US Soccer in Hot Water Over Iran Social Media Protest
Iran's state-affiliated Tasnim News Agency had said the Iranian Football Federation will file a complaint to the FIFA Ethics Committee after the United States Soccer Federation (USSF) briefly posted a picture on social media of Iran's national flag without the emblem of the Islamic Republic.
Ahead of the teams' crucial World Cup Group B clash, with both sides fighting for qualification to the round of 16, the US Soccer official Twitter, Instagram and Facebook accounts displayed the altered flag in a depiction of the group standing on Saturday.
Although the post was subsequently deleted, US Soccer media officer Michael Kammarman told a press conference on Sunday that the post was intentional, adding the idea was to "show support for the women in Iran fighting for basic human rights."
Focus off the pitch
Iran has been gripped by protests since 22-year-old Jina Mahsa Amini's death in September while in police custody after she was arrested for flouting the country's strict Islamic dress code.
And, much of the focus around the Iranian team has been on their words and actions outside of football with the team opting not to sing the national anthem ahead of the opening match against England in a sign of solidarity with the protesters.
But Team Melli, as Iran's national team are popularly called, were then loudly booed by their own fans after singing ahead of their victory against Wales in the second group game.
Iran can progress to the round of 16 with a draw against the US if England beat Wales
The tournament in Qatar has been highly politicized for a number of teams with fans and teams highlighting the human rights, women's rights and LGBTQ abuses that many face across the world.
And, with the emotionally charged situation the Iranian team have had to navigate, United States defender Wesley Zimmerman sympathized with his opponents difficulties of playing in such an environment.
"We can't speak for them and their message.
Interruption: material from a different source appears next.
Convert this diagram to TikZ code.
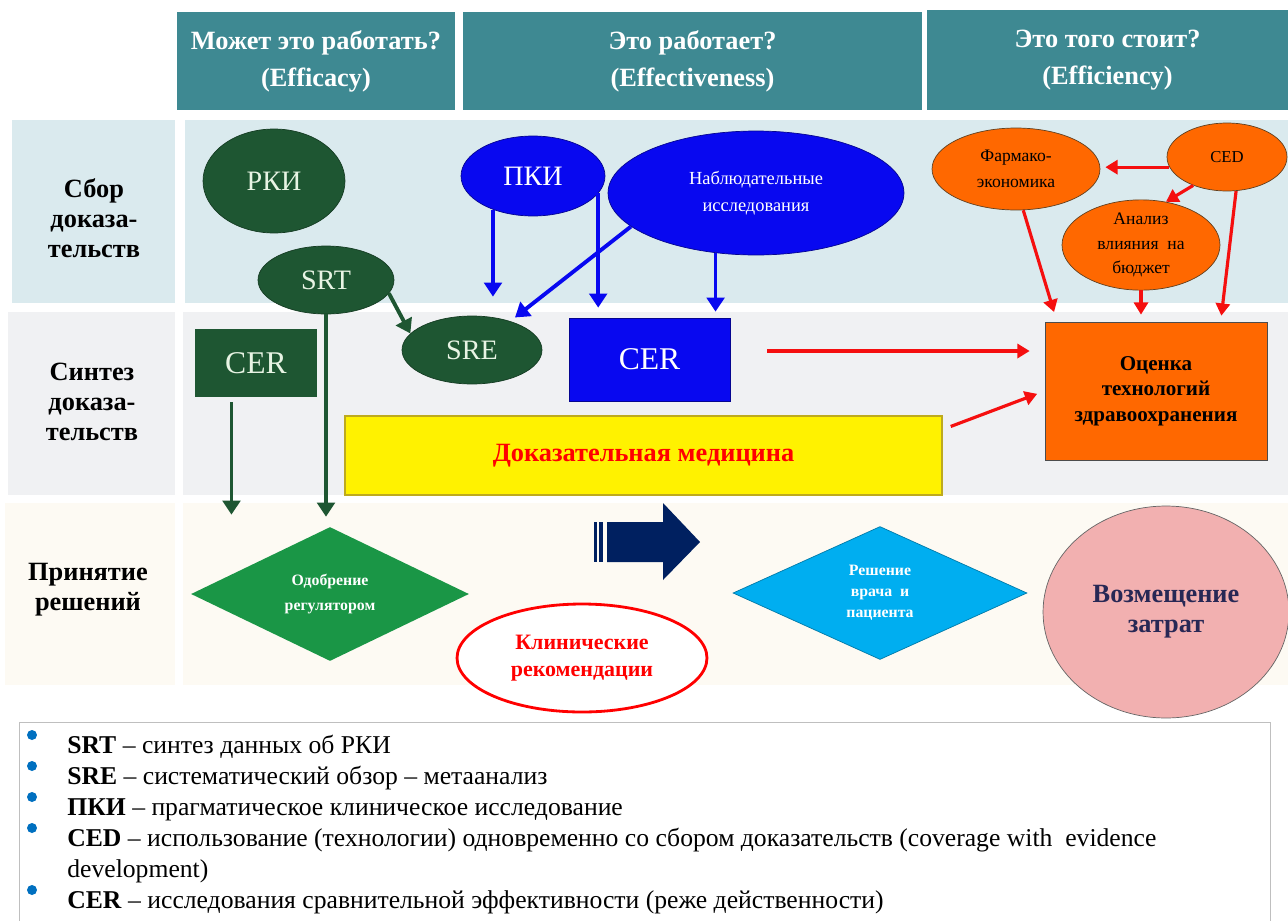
\documentclass[tikz,border=0pt]{standalone}
\usepackage{fontspec}
\setmainfont{Liberation Serif}
\usetikzlibrary{shapes.geometric,arrows.meta,calc}

\definecolor{hdrteal}{RGB}{62,137,146}
\definecolor{rowblue}{RGB}{218,234,238}
\definecolor{rowgray}{RGB}{240,241,243}
\definecolor{rowcream}{RGB}{253,250,243}
\definecolor{dkgreen}{RGB}{30,86,50}
\definecolor{nodeblue}{RGB}{8,8,240}
\definecolor{htaorange}{RGB}{255,104,0}
\definecolor{ebmborder}{RGB}{190,170,30}
\definecolor{regreen}{RGB}{26,150,70}
\definecolor{decidecyan}{RGB}{0,174,240}
\definecolor{reimbpink}{RGB}{242,176,176}
\definecolor{arrred}{RGB}{245,15,15}
\definecolor{navyarr}{RGB}{0,32,96}
\definecolor{bulblue}{RGB}{0,112,192}
\definecolor{reimbtext}{RGB}{40,40,85}
\definecolor{paletext}{RGB}{232,244,228}

\newcommand{\fs}[2]{\fontsize{#1}{#2}\selectfont}

\tikzset{
  header/.style={fill=hdrteal, text=white, font=\bfseries\fs{15}{21}, align=center, inner sep=0pt},
  rowlabel/.style={font=\bfseries\fs{15}{17}, align=center},
  greenell/.style={ellipse, fill=dkgreen, draw=dkgreen!70!black, inner sep=0pt, text=paletext},
  blueell/.style={ellipse, fill=nodeblue, draw=nodeblue!60!black, inner sep=0pt, text=white},
  orangeell/.style={ellipse, fill=htaorange, draw=brown!50!black, inner sep=0pt, align=center},
  garrow/.style={draw=dkgreen, line width=2.2pt, -{Triangle[width=10pt,length=8pt]}},
  barrow/.style={draw=nodeblue, line width=2.2pt, -{Triangle[width=10pt,length=8pt]}},
  rarrow/.style={draw=arrred, line width=1.8pt, -{Triangle[width=8pt,length=7pt]}}
}

\begin{document}
\begin{tikzpicture}[x=0.02cm, y=-0.02cm]
  \useasboundingbox (0,0) rectangle (1288,920);
  % заголовки
  \node[header, minimum width=5.56cm, minimum height=1.96cm] (hdrA) at (316,61) {Может это работать?\\(Efficacy)};
  \node[header, minimum width=9.18cm, minimum height=1.96cm] (hdrB) at (692.5,61) {Это работает?\\(Effectiveness)};
  \node[header, minimum width=7.22cm, minimum height=2.0cm] (hdrC) at (1107.5,60) {Это того стоит?\\(Efficiency)};
  % полосы строк
  \fill[rowblue] (12,120) rectangle (175,303);
  \fill[rowblue] (185,120) rectangle (1288,303);
  \fill[rowgray] (8,312) rectangle (175,495);
  \fill[rowgray] (183,312) rectangle (1288,495);
  \fill[rowcream] (5,503) rectangle (175,685);
  \fill[rowcream] (183,503) rectangle (1288,685);
  \node[rowlabel] (rowA) at (94,218) {Сбор\\доказа-\\тельств};
  \node[rowlabel] (rowB) at (92,402) {Синтез\\доказа-\\тельств};
  \node[rowlabel] (rowC) at (88,590) {Принятие\\решений};

  % эффективность в испытаниях
  \node[greenell, minimum width=2.84cm, minimum height=2.08cm, font=\fs{16}{16}] (rki) at (274,181) {РКИ};
  \node[greenell, minimum width=2.72cm, minimum height=1.36cm, font=\fs{16}{16}] (srt) at (326,280) {SRT};
  \node[fill=dkgreen, text=paletext, minimum width=2.44cm, minimum height=1.36cm, font=\fs{18}{18}] (cerg) at (256,363) {CER};
  \node[greenell, minimum width=2.8cm, minimum height=1.36cm, font=\fs{16}{16}] (sre) at (472,350) {SRE};

  % реальная практика
  \node[blueell, minimum width=2.88cm, minimum height=1.6cm, font=\fs{16}{16}] (pki) at (533,176) {ПКИ};
  \node[blueell, minimum width=5.92cm, minimum height=2.48cm, font=\fs{10.5}{15}, align=center] (obs) at (756,193) {Наблюдательные\\исследования};
  \node[fill=nodeblue, draw=nodeblue!60!black, text=white, minimum width=3.22cm, minimum height=1.66cm, font=\fs{18}{18}] (cerb) at (649.5,359.5) {CER};
  \node[fill=yellow, draw=ebmborder, line width=1.5pt, text=red, minimum width=11.94cm, minimum height=1.58cm, font=\bfseries\fs{15}{18}] (ebm) at (643.5,455.5) {Доказательная медицина};

  % экономика
  \node[orangeell, minimum width=3.36cm, minimum height=1.64cm, font=\fs{10}{14.5}] (pharm) at (1016,169) {Фармако-\\экономика};
  \node[orangeell, minimum width=2.4cm, minimum height=1.36cm, font=\fs{9.5}{12}] (ced) at (1227,157) {CED};
  \node[orangeell, minimum width=3.16cm, minimum height=1.68cm, font=\fs{10}{13.9}] (bia) at (1141,245) {Анализ\\влияния\ \ на\\бюджет};
  \node[fill=htaorange, draw=black!70, minimum width=4.44cm, minimum height=2.76cm, font=\bfseries\fs{12}{14.5}, align=center] (hta) at (1156,391) {Оценка\\технологий\\здравоохранения};

  % принятие решений
  \node[diamond, fill=regreen, text=white, inner sep=0pt, minimum width=5.56cm, minimum height=2.68cm, font=\bfseries\fs{9}{14}, align=center] (regapp) at (330,594) {Одобрение\\регулятором};
  \node[ellipse, draw=red, line width=1.6pt, fill=white, text=red, inner sep=0pt, minimum width=5.0cm, minimum height=2.16cm, font=\bfseries\fs{12.5}{15}, align=center] (clin) at (582,658) {Клинические\\рекомендации};
  \node[diamond, fill=decidecyan, draw=decidecyan!70!black, text=white, inner sep=0pt, minimum width=5.88cm, minimum height=2.66cm, font=\bfseries\fs{9}{12}, align=center] (decide) at (880,593) {Решение\\врача\ \ и\\пациента};
  \node[ellipse, fill=reimbpink, draw=black!60, inner sep=0pt, minimum width=4.92cm, minimum height=4.24cm, text=reimbtext, font=\bfseries\fs{15}{17}, align=center] (reimb) at (1166,612) {Возмещение\\затрат};
  % большая стрелка
  \fill[navyarr] (607,522) -- (663,522) -- (663,503) -- (700,542) -- (663,580) -- (663,562) -- (607,562) -- cycle;
  \fill[navyarr] (594,522) rectangle (597,562);
  \fill[navyarr] (599,522) rectangle (603,562);

  % зелёные стрелки
  \coordinate (cergOut) at ($(cerg.south west)!0.3!(cerg.south east)$);
  \draw[garrow] (srt.-12) -- (sre.165);
  \draw[garrow, shorten >=0.2cm] (srt.south) -- (srt.south |- regapp.north);
  \draw[garrow, shorten <=0.1cm, shorten >=0.24cm] (cergOut) -- (cergOut |- regapp.north);
  % синие стрелки
  \draw[barrow, shorten >=0.38cm] (pki.220) -- (pki.220 |- sre.north);
  \draw[barrow, shorten >=0.2cm] (pki.-15) -- (pki.-15 |- cerb.north);
  \draw[barrow, shorten >=0.12cm] (obs.195) -- (sre.37);
  \draw[barrow, shorten >=0.12cm] (obs.-124) -- (obs.-124 |- cerb.north);
  % красные стрелки
  \draw[rarrow, shorten <=0.74cm, shorten >=0.3cm] (cerb.6) -- (cerb.6 -| hta.west);
  \draw[rarrow, shorten <=0.16cm, shorten >=0.16cm] (ebm.5) -- (hta.west);
  \draw[rarrow, shorten >=0.2cm] (pharm.-80) -- (hta.145);
  \draw[rarrow, shorten >=0.14cm] (bia.south) -- (bia.south |- hta.north);
  \draw[rarrow, shorten >=0.12cm] (ced.-75) -- (hta.47);
  \draw[rarrow, shorten >=0.1cm] (ced.190) -- (ced.190 -| pharm.east);
  \draw[rarrow] (ced.-140) -- (bia.60);

  % пояснения
  \draw[gray!50, fill=white] (19,722) rectangle (1270,940);
  \foreach \y in {735,766,797,828,890}
    \fill[bulblue] (32,\y) circle (0.1cm);
  \node[anchor=north west, inner sep=0pt, align=left, font=\fs{14.6}{17.6}] (legend) at (67,735) {%
    \textbf{SRT} – синтез данных об РКИ\\
    \textbf{SRE} – систематический обзор – метаанализ\\
    \textbf{ПКИ} – прагматическое клиническое исследование\\
    \textbf{CED} – использование (технологии) одновременно со сбором доказательств (coverage with\ \ evidence\\
    development)\\
    \textbf{CER} – исследования сравнительной эффективности (реже действенности)};
\end{tikzpicture}
\end{document}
We know that they're all emotional," Zimmerman said. "They're all going through things right now, they're human. We empathize with that human emotion and completely feel for them."
Klinsmann clarifies comments on Iranian 'culture'
Meanwhile, Jurgen Klinsmann has clarified comments he made about the Iranian players' "culture" following the team's victory over Wales on Friday.
My comments on the Wales v Iran game were purely football related. Unfortunately, this was taken out of a footballing context. I have many Iranian friends and was always full of compliments for their people, culture, and history. I wish them only the best for the tournament. pic.twitter.com/qBAbOGCcX8
— J_Klinsmann (@J_Klinsmann) November 28, 2022
In a studio discussion on the BBC, the former United States coach said it was part of the players' game to use tricks to turn the referee in their favor.
"That's their way of doing it. And that's why Carlos fits really well with the national team and their culture,'' said Klinsmann at the time, referring to Iran's coach Carlos Queiroz.
Queiroz hit back on Twitter, saying: " Those remarks about Iran Culture, Iran National Team and my players are a disgrace to football."
Queiroz invited Klinsmann to visit Iran's national team camp to see for himself how much the players "love and respect'' football, but he called on the German to resign from FIFA's group because of his "outrageous remarks" first.
However, Klinsmann has sought to put the matter to bed, also taking to the social media platform to clarify that his comments were "football related" and not an attack on the players.